How far is the human proteome project at this point?

The human proteome project has been rocking for a while now.  How far has all this work gotten so far.

Well, here is an update (not open access), compliments of JPR and Terry Farrah et. al., and the number is around 62%.

62% what?

Oh, 62% of the coding sequences of DNA that we think code for proteins have strong supporting evidence of their existence in MS/MS spectra. That's pretty cool right  Over half way!

Let's take a moment and think about how great this is, and how far we've come so far!

While doing so, let's forget the fact that one post translational modification can have dramatic ramifications on the function of a protein.  Let's also forget the fact that in 2011, we knew of about 80,000 specific PTMs. Also, let's forget about conformational changes that can have effects every bit as impressive as PTMs.

Please don't get me wrong, I'm not trying to put down the work of the participants of the human proteome project or the good people at ISB who are running the peptide atlas.  I'm simply concerned about our tendency to underestimate the complexity of biological systems.  We did that with the human genome project.  First of all, getting MS/MS spectra for all of the proteins predicted from the HGP data is the tip of the iceberg.  Secondly, let's not declare big ongoing projects completed for a while.  Grant dollars are pretty scarce out there, and we don't need ignorant politicans reading headlines and cutting all the money to our friends because they think the job is done.

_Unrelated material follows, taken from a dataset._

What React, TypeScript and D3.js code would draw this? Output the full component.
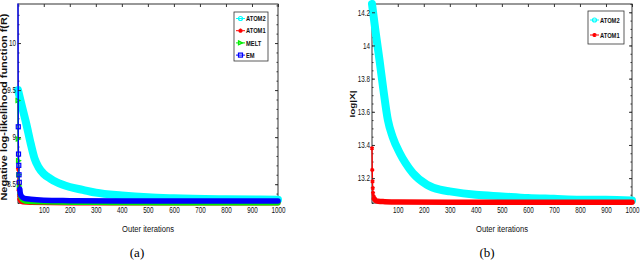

Ran into this one thanks to Twitterer @PastelBio


  1. This resource from B. Kuster in Germany has (an impressive) 93% coverage of the Human Proteome. Their strategy, to re-analyze high-quality published MS data:

  2. Agreed, post-translational modifications, along with alternative RNA splicings, mean that any of the approximately 20,000 predicted protein coding genes can produce tens, hundreds, or thousands of distinct protein molecules. So finding MS/MS evidence for 62% of the predicted human protein coding genes is indeed just the tip of the very large iceberg that is the Human Proteome Project. The project also aims to determine which protein molecules are made in which tissues, at which stages of development, and under which conditions. I haven't met any protein scientist who is underestimating the complexity of this undertaking. However, you make a very good point: we don't want funding agencies to conclude from our 62% that the entire project is 62% complete. It is far from complete when one considers PTMSs, and some facets of the project have barely begun. At the same time, it is a good thing to identify a portion of the project that is quite tractable and with which we can make measurable and satisfying progress.